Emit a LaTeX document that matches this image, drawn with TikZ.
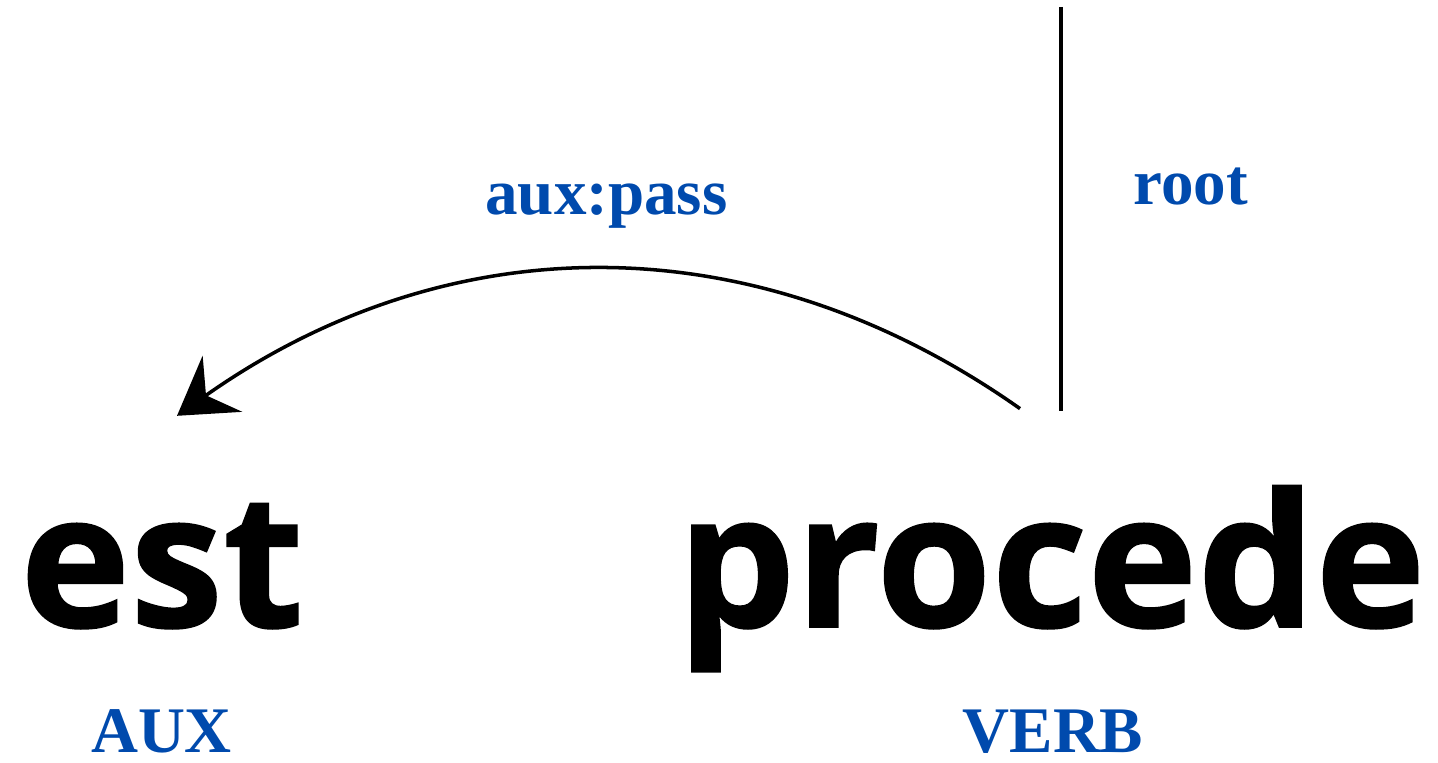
\documentclass[tikz,border=0pt]{standalone}
\usepackage{fontspec}
\newfontfamily\wordfont{Open Sans}[BoldFeatures={FakeBold=1}]
\newfontfamily\labelfont{Liberation Serif}
\usetikzlibrary{arrows.meta}
\definecolor{deplabel}{RGB}{0,74,173}

\begin{document}
\begin{tikzpicture}[
    word/.style={inner sep=0pt, anchor=base, font=\wordfont\bfseries\fontsize{106}{106}\selectfont},
    tag/.style={inner sep=0pt, anchor=base, text=deplabel, font=\labelfont\bfseries\fontsize{37}{37}\selectfont},
    dep/.style={line width=2pt, -{Stealth[length=1.11cm, width=1.37cm, inset=0.4cm]}},
    rootline/.style={line width=2.3pt}
]
    \useasboundingbox (0,0) rectangle (28.76,15.24);

    \node[word] (est)     at (3.24, 2.70)  {est};
    \node[word] (procede) at (21.03, 2.70) {procede};

    \node[tag] (aux)  at (3.23, 0.19)  {AUX};
    \node[tag] (verb) at (21.06, 0.19) {VERB};

    \node[tag] (auxpass) at (12.13, 10.94) {aux:pass};
    \node[tag, anchor=base west] (root) at (22.66, 11.14) {root};

    % root line
    \coordinate (roottop) at (21.22, 15.1);
    \draw[rootline] (roottop) -- ([xshift=0.19cm, yshift=1.49cm]procede.north);

    % dependency arc
    \draw[dep] ([xshift=-0.63cm, yshift=1.53cm]procede.north)
        .. controls (15.02, 10.86) and (8.92, 10.72) ..
        ([xshift=0.30cm, yshift=1.75cm]est.north);
\end{tikzpicture}
\end{document}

::::

Up to and including the line with "anchor=base west] (root)", copy the data above from its first line. Skip pictures.

Emit a LaTeX document that matches this image, drawn with TikZ.
\documentclass[tikz,border=0pt]{standalone}
\usepackage{fontspec}
\newfontfamily\wordfont{Open Sans}[BoldFeatures={FakeBold=1}]
\newfontfamily\labelfont{Liberation Serif}
\usetikzlibrary{arrows.meta}
\definecolor{deplabel}{RGB}{0,74,173}

\begin{document}
\begin{tikzpicture}[
    word/.style={inner sep=0pt, anchor=base, font=\wordfont\bfseries\fontsize{106}{106}\selectfont},
    tag/.style={inner sep=0pt, anchor=base, text=deplabel, font=\labelfont\bfseries\fontsize{37}{37}\selectfont},
    dep/.style={line width=2pt, -{Stealth[length=1.11cm, width=1.37cm, inset=0.4cm]}},
    rootline/.style={line width=2.3pt}
]
    \useasboundingbox (0,0) rectangle (28.76,15.24);

    \node[word] (est)     at (3.24, 2.70)  {est};
    \node[word] (procede) at (21.03, 2.70) {procede};

    \node[tag] (aux)  at (3.23, 0.19)  {AUX};
    \node[tag] (verb) at (21.06, 0.19) {VERB};

    \node[tag] (auxpass) at (12.13, 10.94) {aux:pass};
    \node[tag, anchor=base west] (root) at (22.66, 11.14) {root};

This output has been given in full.